Praca zdalna musi zostać uporządkowana. Eksperci: sektor komercyjny zazdrości publicznemu
Jak mówi ekspert rynku pracy z firmy Idea HR Group regulacje w kontekście pracy zdalnej są konieczne z wielu powodów. Jednym z nich jest uporządkowanie sytuacji w firmach: – Bywa, że pracownicy firm komercyjnych zazdroszczą sektorowi budżetowemu takiego „automatycznego” przechodzenia na pracę zdalną. Przedsiębiorcy są do tego mniej skłonni, bo zauważają, że to wymaga daleko idącej reorganizacji pracy.
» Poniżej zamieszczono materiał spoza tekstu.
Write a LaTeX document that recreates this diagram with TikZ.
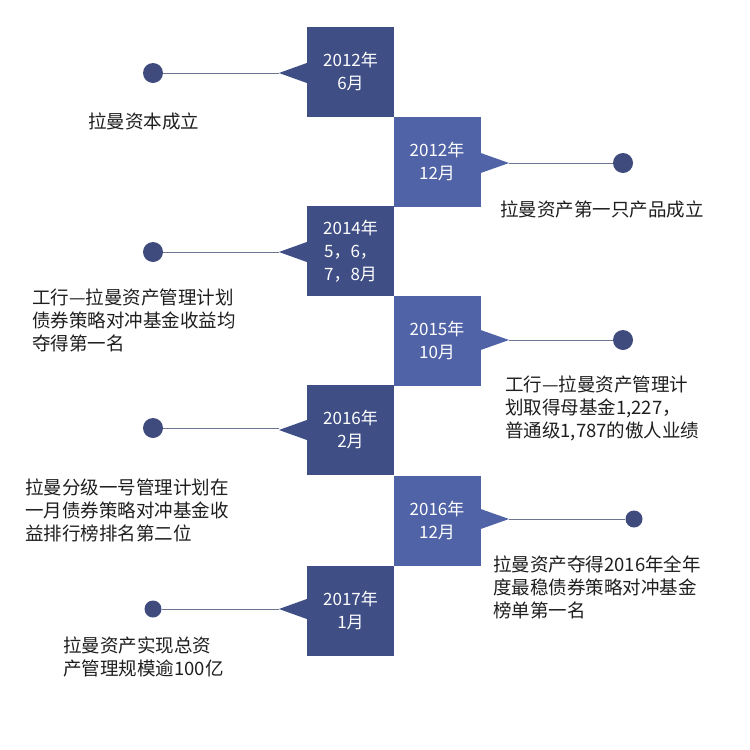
\documentclass[tikz,border=0pt]{standalone}
\usepackage{fontspec}
\setmainfont{Noto Sans CJK SC}
\begin{document}
\begin{tikzpicture}[x=1pt,y=-1pt,
  dk/.style={fill={rgb,255:red,63;green,78;blue,133}},
  lt/.style={fill={rgb,255:red,80;green,99;blue,166}},
  box/.style={minimum width=87pt,minimum height=90pt,inner sep=0pt,text=white,align=center,font=\fontsize{17}{23}\selectfont},
  dot/.style={circle,fill={rgb,255:red,63;green,75;blue,125},inner sep=0pt,minimum size=#1},
  conn/.style={draw={rgb,255:red,110;green,115;blue,145},line width=0.8pt},
  lbl/.style={anchor=west,align=left,inner sep=0pt,text={rgb,255:red,30;green,30;blue,30},font=\fontsize{18.5}{23}\selectfont}]
\useasboundingbox (0,0) rectangle (750,750);
% boxes
\node[box,dk] (b1) at (350.5,72) {2012年\\6月};
\node[box,lt] (b2) at (437,161.5) {2012年\\12月};
\node[box,dk] (b3) at (350.5,251) {2014年\\5，6，\\7，8月};
\node[box,lt] (b4) at (437,341) {2015年\\10月};
\node[box,dk] (b5) at (350.5,430) {2016年\\2月};
\node[box,lt] (b6) at (437,521) {2016年\\12月};
\node[box,dk] (b7) at (350.5,611) {2017年\\1月};
% pointers
\foreach \b/\y in {b1/73,b3/252,b5/430,b7/609}{
  \coordinate (t\b) at (279,\y);
  \fill[dk] ([yshift=-10pt]\b.west |- 0,\y) -- (t\b) -- ([yshift=10pt]\b.west |- 0,\y) -- cycle;}
\foreach \b/\y in {b2/163,b4/340,b6/519}{
  \coordinate (t\b) at (509,\y);
  \fill[lt] ([yshift=-10pt]\b.east |- 0,\y) -- (t\b) -- ([yshift=10pt]\b.east |- 0,\y) -- cycle;}
% dots
\node[dot=20pt] (d1) at (153,73) {};
\node[dot=20pt] (d2) at (623,163) {};
\node[dot=20pt] (d3) at (153,252) {};
\node[dot=20pt] (d4) at (623,340) {};
\node[dot=20pt] (d5) at (153,428) {};
\node[dot=17pt] (d6) at (634,519) {};
\node[dot=17pt] (d7) at (153,609) {};
\draw[conn] (d1) -- (tb1);
\draw[conn] (d3) -- (tb3);
\draw[conn] (d5) -- (d5 -| tb5);
\draw[conn] (d7) -- (tb7);
\draw[conn] (tb2) -- (d2);
\draw[conn] (tb4) -- (d4);
\draw[conn] (tb6) -- (d6);
% labels
\node[lbl] (l1) at (88,121) {拉曼资本成立};
\node[lbl] (l2) at (500,209) {拉曼资产第一只产品成立};
\node[lbl] (l3) at (32,320) {工行—拉曼资产管理计划\\债券策略对冲基金收益均\\夺得第一名};
\node[lbl] (l4) at (505,408) {工行—拉曼资产管理计\\划取得母基金1,227，\\普通级1,787的傲人业绩};
\node[lbl] (l5) at (25,510) {拉曼分级一号管理计划在\\一月债券策略对冲基金收\\益排行榜排名第二位};
\node[lbl] (l6) at (493,587) {拉曼资产夺得2016年全年\\度最稳债券策略对冲基金\\榜单第一名};
\node[lbl] (l7) at (63,657) {拉曼资产实现总资\\产管理规模逾100亿};
\end{tikzpicture}
\end{document}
Nasze doświadczenia z pracą zdalną są pozytywne, ale musimy być świadomi, że nie wszyscy przedsiębiorcy potrafią tak przygotować organizację pracy, by było to efektywne, harmonijne i przynoszące satysfakcjonujące rezultaty – mówi Anna Sudolska.
– Regulacje mówiące o pracy zdalnej, przewidują co prawda konieczność zapewnienia przez pracodawcę narzędzi i materiałów niezbędnych do wykonywania pracy, ale brak tu szczegółów, poza tym brak jest przepisów które dotyczyłby zasad wsparcia technicznego ze strony pracodawcy, czy chociażby warunków wypłaty ekwiwalentu pieniężnego w wysokości ustalonej przez strony w wypadku korzystania przez pracownika z własnego sprzętu, jak ma to miejsce chociażby w uregulowanej w Kodeksie pracy, telepracy. Brak regulacji zasad świadczenia pracy w formie zdalnej w przepisach prawa pracy to jedna storna medalu, po drugiej mamy bowiem rosnące koszty prądu a więc sytuację, w której pracownik nie tylko eksploatuje swój prywatny sprzęt komputerowy (o ile nie zapewni mu go pracodawca) ale również obciąża swój domowy budżet zwiększonymi rachunkami za prąd. Biorąc pod uwagę obecną sytuację pandemiczną a także fakt, że praca zdalna staje się coraz częstszą alternatywą dla klasycznej formy świadczenia pracy, koniecznym jest kompleksowe uregulowanie tej materii w Kodeksie pracy – dodaje Łukasz Żak, prawnik i ekspert rynku pracy.